Yes, absolutely, their experience is very interesting. Particularly, our related structure deals with and considers complaints against various publications in mass media. Let us begin with a fact that our colleagues assembled a community of professionals, where interests of journalists of the country are presented. And specific work with complaints ensure for them obtaining professional competences in the field of conflict settlement related to professional ethics and indirectly facilitating the formation of ethics itself.
The structure could be called a qualified critic, subject to private law, to which any citizen may publicly refer. It provides recommendations and establishes a common moral framework for journalists, whose work cannot be fully regulated by legislation.
In a majority of cases, our colleagues successfully act as a mediator between parties. In other situations they make editorial remarks, express their objection and in cases of serious violations of rules of opinion-based journalism, issue public condemnation. Within voluntary obligations, condemnations must be published by mass media to which the complaint was addressed. If recommendations are not followed and the case reaches a court, then legal system, as a rule, aligns herself with a structure and takes into account the collective opinion of professionals. This is why everyone realises – to resort to legal proceedsings is to make things worse.

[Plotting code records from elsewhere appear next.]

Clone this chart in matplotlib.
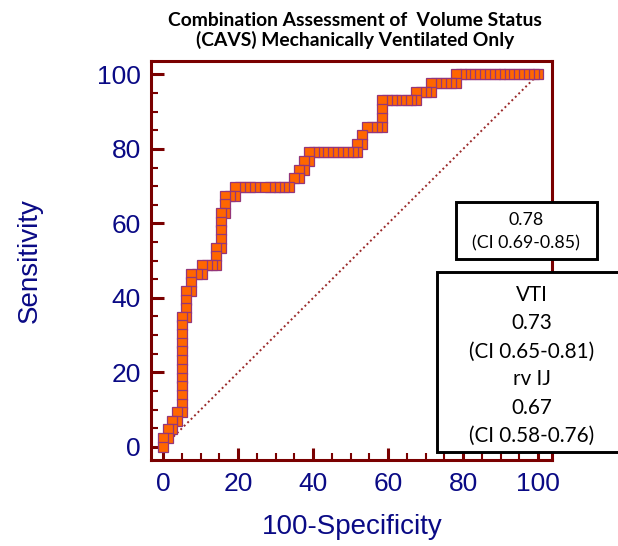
import matplotlib
matplotlib.use("Agg")
import matplotlib.pyplot as plt
from matplotlib.patches import Rectangle

# ROC points (100-Specificity, Sensitivity), row by row
fpr = [0,
       0, 1.2,
       1.2, 2.4,
       2.4, 3.7,
       3.7, 4.9,
       4.9, 4.9, 4.9, 4.9, 4.9, 4.9, 4.9, 4.9, 4.9, 4.9,
       4.9, 6.1,
       6.1, 6.1,
       6.1, 7.5,
       7.5,
       7.5, 8.9, 10.3,
       10.3, 11.6, 12.9, 14.2,
       14.2,
       14.2, 15.5,
       15.5, 15.5, 15.5,
       15.5, 16.6,
       16.6,
       16.6, 17.8, 19.1,
       19.2, 20.5, 21.9, 23.2, 24.6, 27.1, 28.4, 29.7, 30.9, 32.2, 33.5,
       34.8, 36.1,
       36.1, 37.5,
       37.5, 38.8,
       38.8, 40.1, 41.4, 42.7, 44.0, 45.3, 46.6, 47.9, 49.2, 50.5, 51.7,
       51.7, 53.0,
       53.0,
       54.4, 55.7, 57.0, 58.4,
       58.4, 58.4,
       58.4, 59.7, 61.0, 62.2, 63.5, 64.9, 66.2, 67.5,
       67.5, 68.7, 70.1, 71.4,
       71.4, 72.7, 74.0, 75.4, 76.7, 78.0,
       78.0, 79.3, 80.6, 81.9, 83.2, 84.5, 85.8, 87.1, 88.4, 89.7,
       91.0, 92.3, 93.6, 94.9, 96.2, 97.5, 98.8, 100]
sens = [0,
        2.3, 2.3,
        4.7, 4.7,
        7.0, 7.0,
        9.3, 9.3,
        11.6, 14.0, 16.3, 18.6, 20.9, 23.3, 25.6, 27.9, 30.2, 32.6,
        34.9, 34.9,
        37.2, 39.5,
        41.9, 41.9,
        44.2,
        46.5, 46.5, 46.5,
        48.8, 48.8, 48.8, 48.8,
        51.2,
        53.5, 53.5,
        55.8, 58.1, 60.5,
        62.8, 62.8,
        65.1,
        67.4, 67.4, 67.4,
        69.8, 69.8, 69.8, 69.8, 69.8, 69.8, 69.8, 69.8, 69.8, 69.8, 69.8,
        72.1, 72.1,
        74.4, 74.4,
        76.7, 76.7,
        79.1, 79.1, 79.1, 79.1, 79.1, 79.1, 79.1, 79.1, 79.1, 79.1, 79.1,
        81.4, 81.4,
        83.7,
        86.0, 86.0, 86.0, 86.0,
        88.4, 90.7,
        93.0, 93.0, 93.0, 93.0, 93.0, 93.0, 93.0, 93.0,
        95.3, 95.3, 95.3, 95.3,
        97.7, 97.7, 97.7, 97.7, 97.7, 97.7,
        100, 100, 100, 100, 100, 100, 100, 100, 100, 100,
        100, 100, 100, 100, 100, 100, 100, 100]

ticks = [0, 20, 40, 60, 80, 100]
title_lines = ["Combination Assessment of  Volume Status",
               "(CAVS) Mechanically Ventilated Only"]
auc_main = ["0.78", "(CI 0.69-0.85)"]
auc_other = ["VTI", "0.73", "(CI 0.65-0.81)", "rv IJ", "0.67", "(CI 0.58-0.76)"]

W, H = 618, 546
navy = "#0a0a85"
dark_red = "#7a0000"

plt.rcParams["font.family"] = ["Liberation Sans", "DejaVu Sans"]

fig = plt.figure(figsize=(W / 100, H / 100), dpi=100)
ax = fig.add_axes([150.5 / W, 1 - 459.5 / H, 401.2 / W, 398.5 / H])

ax.set_xlim(-3.4, 103.6)
ax.set_ylim(-3.4, 103.6)
ax.set_xticks(ticks)
ax.set_yticks(ticks)
ax.set_xticks(range(0, 101, 5), minor=True)
ax.set_yticks(range(0, 101, 5), minor=True)

for s in ax.spines.values():
    s.set_color(dark_red)
    s.set_linewidth(2.2)

ax.tick_params(axis="x", which="major", direction="in", length=9, width=2.2,
               color=dark_red, labelsize=19, labelcolor=navy, pad=9)
ax.tick_params(axis="y", which="major", direction="in", length=9, width=2.2,
               color=dark_red, labelsize=19, labelcolor=navy, pad=7)
ax.tick_params(which="minor", direction="in", length=5, width=1.5, color=dark_red)

ax.plot([0, 100], [0, 100], linestyle=(0, (1, 1.5)), color="#9a2a2a", lw=1.4, zorder=1)
# earlier points sit on top of later ones in the reference
ax.plot(fpr[::-1], sens[::-1], linestyle="none", marker="s", markersize=6.6,
        markerfacecolor="#ff6600", markeredgecolor="#94367a", markeredgewidth=0.9,
        zorder=2)

ax.set_xlabel("100-Specificity", fontsize=20, color=navy, va="center")
ax.xaxis.set_label_coords((352 - 150.5) / 401.2, (459.5 - 527) / 398.5)
ax.set_ylabel("Sensitivity", fontsize=20, color=navy, va="center")
ax.yaxis.set_label_coords((30 - 150.5) / 401.2, 0.5)

# title
fig.text(355 / W, 1 - 20 / H, title_lines[0], ha="center", va="center",
         fontsize=13.9, weight="bold", family="Lato")
fig.text(355.5 / W, 1 - 40 / H, title_lines[1], ha="center", va="center",
         fontsize=13.9, weight="bold", family="Lato")

# AUC boxes
fig.add_artist(Rectangle((455.7 / W, 1 - 259 / H), (596.7 - 455.7) / W, (259 - 201.7) / H,
                         transform=fig.transFigure, facecolor="white", edgecolor="black",
                         lw=2.1, zorder=5))
fig.add_artist(Rectangle((437.5 / W, 1 - 452 / H), (650 - 437.5) / W, (452 - 271.7) / H,
                         transform=fig.transFigure, facecolor="white", edgecolor="black",
                         lw=2.1, zorder=5, clip_on=False))

for txt, y in zip(auc_main, [220, 243]):
    fig.text(526 / W, 1 - y / H, txt, ha="center", va="center", fontsize=12.8,
             family="Lato", zorder=6)
for txt, y in zip(auc_other, [295, 322.7, 351.7, 379.3, 408.3, 436]):
    fig.text(531.7 / W, 1 - y / H, txt, ha="center", va="center", fontsize=14.9,
             family="Lato", zorder=6)

fig.savefig("out.png", dpi=100)
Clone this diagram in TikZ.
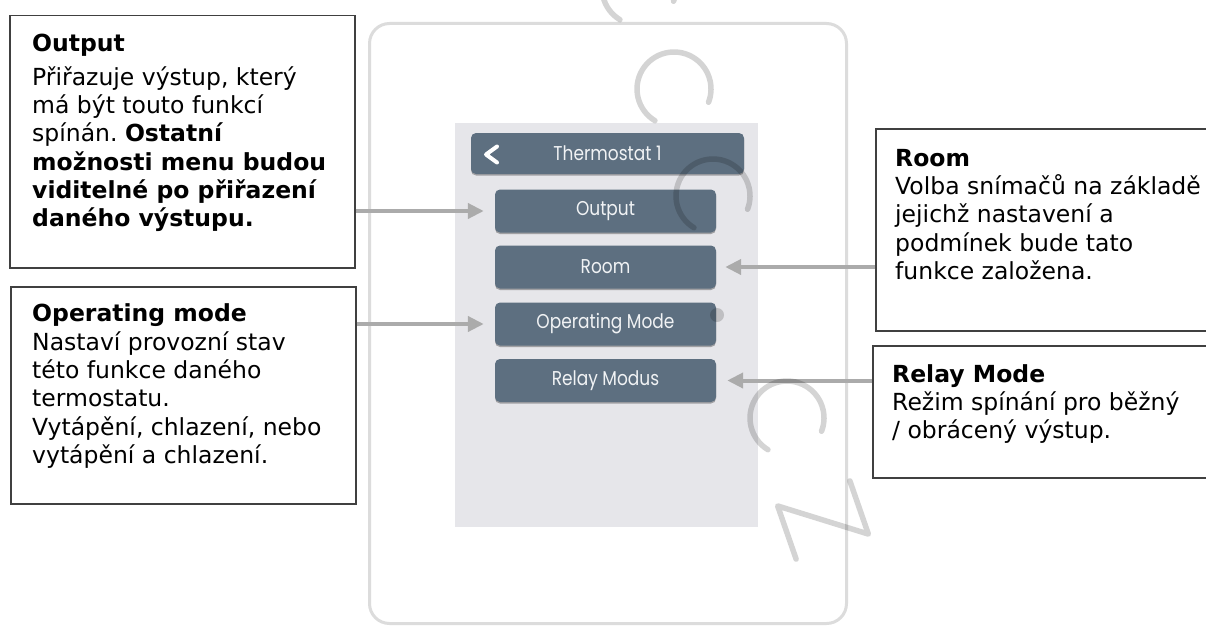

This experience, in our opinion, is very interesting and was discussed at the meeting of Chief Editors Club. Moreover, we can say that the first step has already been made. Recently, we have developed the Code of Journalistic Ethics. Now, we have to make another step. The issue is under examination. I think such principle self-regulation of mass media could be very useful in terms of democratisation of Kazakhstan’s society.
Overall, every journalist when preparing their material, irrespective of genre and critical direction, must keep in mind that, first of all, he or she is a citizen of a country and their opinion, therefore, must be structured based on this fact.